Even most state universities failed to satisfy Veblen’s demand for the single-minded pursuit of “idle curiosity.” State institutions, he wrote, “have been founded, commonly, with a professed utilitarian purpose, and have started out with professional training as their chief avowed aim.”
Left to their own devices, true institutions of higher learning will shake off their practical heritage and transform themselves into guardians of a learning that dispenses with all utilitarian considerations. “Yet, in those instances where the passage of time has allowed the readjustment to take place, these quasi-'universities’ ... have in the long run taken on more and more of an academic, non-utilitarian character, and have been gradually falling into line as universities claiming a place among the seminaries of the higher learning.”
But for Veblen, this fragile accomplishment was endangered by developments within the universities. The barbarism of the Middle Ages returned in the guise of the modern businessman.
“The graver issues of academic policy which now tax the discretion of the directive powers, reduce themselves in the main to a question between the claims of science and scholarship on the one hand and those of business principles and pecuniary gain on the other hand.”
For Veblen, business principles and the “idle curiosity” of university education were irreconcilable. Thus one was called to choose between the two: “If the higher learning is incompatible with business shrewdness, business enterprise is, by the same token, incompatible with the spirit of higher learning.”
He saw two main offenders within the walls of academe who were responsible for bringing in the Trojan horse of business acumen: the governing board of the university and the university president.

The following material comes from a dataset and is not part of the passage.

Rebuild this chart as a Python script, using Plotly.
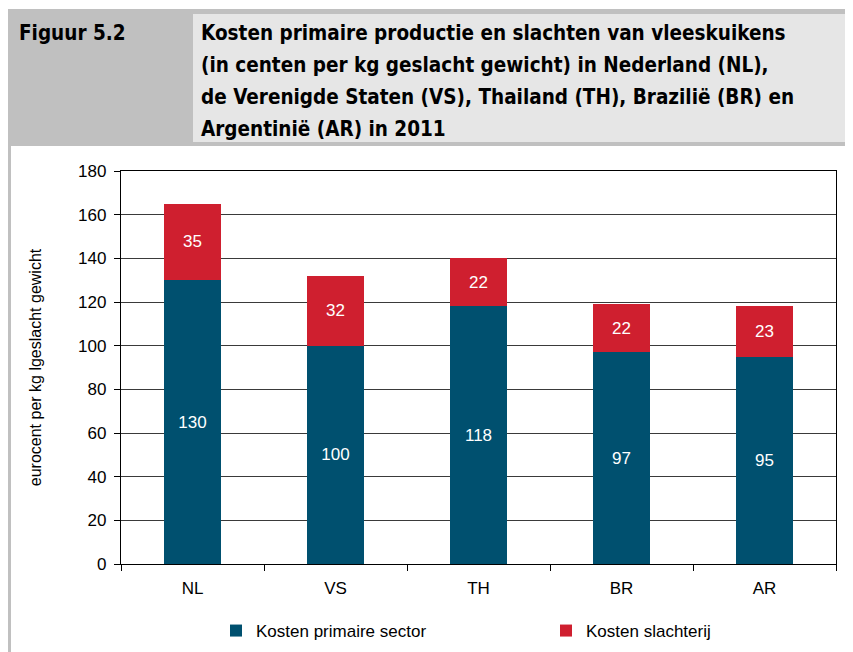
import plotly.graph_objects as go

categories = ["NL", "VS", "TH", "BR", "AR"]
primaire = [130, 100, 118, 97, 95]
slachterij = [35, 32, 22, 22, 23]
series_names = ["Kosten primaire sector", "Kosten slachterij"]
y_title = "eurocent per kg lgeslacht gewicht"
fig_label = "Figuur 5.2"
title_lines = [
    "Kosten primaire productie en slachten van vleeskuikens",
    "(in centen per kg geslacht gewicht) in Nederland (NL),",
    "de Verenigde Staten (VS), Thailand (TH), Brazilië (BR) en",
    "Argentinië (AR) in 2011",
]

OFF = 8  # page body margin
W, H = 853 - OFF, 652 - OFF
L, R, T, B = 113, 17, 163, 88
PW, PH = W - L - R, H - T - B


def px(sx):
    return (sx - OFF - L) / PW


def py(sy):
    return (H - B - (sy - OFF)) / PH


BLUE = "#00506f"
RED = "#cf1f2f"
TICKFONT = "Liberation Sans, Arial, sans-serif"
TITLEFONT = "DejaVu Sans Condensed, Arial Narrow, sans-serif"

fig = go.Figure()
fig.add_trace(go.Bar(x=categories, y=primaire, name=series_names[0],
                     marker=dict(color=BLUE, line=dict(width=0)),
                     text=primaire, textposition="inside", insidetextanchor="middle",
                     textangle=0, constraintext="none",
                     textfont=dict(color="white", size=17, family=TICKFONT),
                     showlegend=True, legend="legend"))
fig.add_trace(go.Bar(x=categories, y=slachterij, name=series_names[1],
                     marker=dict(color=RED, line=dict(width=0)),
                     text=slachterij, textposition="inside", insidetextanchor="middle",
                     textangle=0, constraintext="none",
                     textfont=dict(color="white", size=17, family=TICKFONT),
                     showlegend=True, legend="legend2"))

shapes = [
    dict(type="rect", xref="paper", yref="paper", x0=px(8), x1=px(853), y0=py(146), y1=py(9),
         fillcolor="#c0c0c0", line=dict(width=0), layer="below"),
    dict(type="rect", xref="paper", yref="paper", x0=px(193), x1=px(853), y0=py(142), y1=py(14),
         fillcolor="#e6e6e6", line=dict(width=0), layer="below"),
    dict(type="rect", xref="paper", yref="paper", x0=px(8), x1=px(11), y0=py(652), y1=py(146),
         fillcolor="#c0c0c0", line=dict(width=0), layer="below"),
]

annotations = [
    dict(text="<b>" + fig_label + "</b>", xref="paper", yref="paper", x=px(17), y=py(33),
         xanchor="left", yanchor="middle", showarrow=False,
         font=dict(family=TITLEFONT, size=20.5, color="black")),
]
for i, line in enumerate(title_lines):
    annotations.append(dict(text="<b>" + line + "</b>", xref="paper", yref="paper",
                            x=px(199), y=py(33 + i * 32), xanchor="left", yanchor="middle",
                            showarrow=False, font=dict(family=TITLEFONT, size=20.5, color="black")))

leg_common = dict(orientation="h", yanchor="middle", xanchor="left",
                  font=dict(family=TICKFONT, size=17), bgcolor="rgba(0,0,0,0)")

fig.update_layout(
    width=W, height=H,
    margin=dict(l=L, r=R, t=T, b=B, autoexpand=False),
    paper_bgcolor="white", plot_bgcolor="white",
    barmode="stack", bargap=0.6, showlegend=True,
    font=dict(family=TICKFONT, size=17, color="black"),
    shapes=shapes, annotations=annotations,
    legend=dict(x=px(216), y=py(631), **leg_common),
    legend2=dict(x=px(546), y=py(631), **leg_common),
    xaxis=dict(showline=True, linecolor="black", linewidth=1.3, mirror=True,
               ticks="outside", tickson="boundaries", ticklen=6, tickcolor="black",
               ticklabelstandoff=8,
               tickfont=dict(size=17, family=TICKFONT)),
    yaxis=dict(range=[0, 180], dtick=20, showgrid=True, gridcolor="#3a3a3a", gridwidth=1.3,
               showline=True, linecolor="black", linewidth=1.3, mirror=True,
               ticks="outside", ticklen=6, tickcolor="black", ticklabelstandoff=4,
               tickfont=dict(size=17, family=TICKFONT), zeroline=False,
               title=dict(text=y_title, font=dict(size=16, family=TICKFONT), standoff=32)),
)

fig.write_html("out.html")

Unfortunately, the board of trustees is almost always made up of local business leaders who were selected for their willingness to donate, not for their understanding of the nature of scholarship. While their function is primarily to “control the budget of expenditures,” that duty alone suffices to meddle with the genuine task of the university. “Their pecuniary surveillance,” Veblen wrote, “comes in the main to an interference with the academic work, the merits of which these men of affairs on the governing board are in no special degree qualified to judge.”
Most presidents, too, “fall short of the average of their academic staff in scholarly or scientific attainments,” and they compensate for that mediocrity by focusing on skills with market value. Therefore, “it is commonly the quasi-scholarship of the popular raconteur that comes in evidence in these premises.”
Yesterday’s raconteur is today’s spin doctor. University presidents are not leaders in scholarship, but branding experts and marketing directors. As such, they transform an institution of higher learning into a commodity that is subjected to the forces of the open market. Individual departments of a university are forced into “competitive aggrandizement” as they compete for dollars from the central administration, and the university as a whole sells its diplomas in competition with those granted by other universities.
There is no place anymore for true scholarship in such institutions, Veblen concluded. The danger loomed that higher learning would be exiled from universities and relegated to new institutions like think tanks. But that would be deplorable.
In order to prevent that, Veblen turned anarchist: “All that is required is the abolition of the academic executive and of the governing board.”
Things would then happily fall apart, schools and departments would dissociate and be run independently. No scholarships, no central housing office, no student unions, no athletics beyond the intramural. The sweet promise of anarchy begins to look like voluntary barbarism. But with a human face.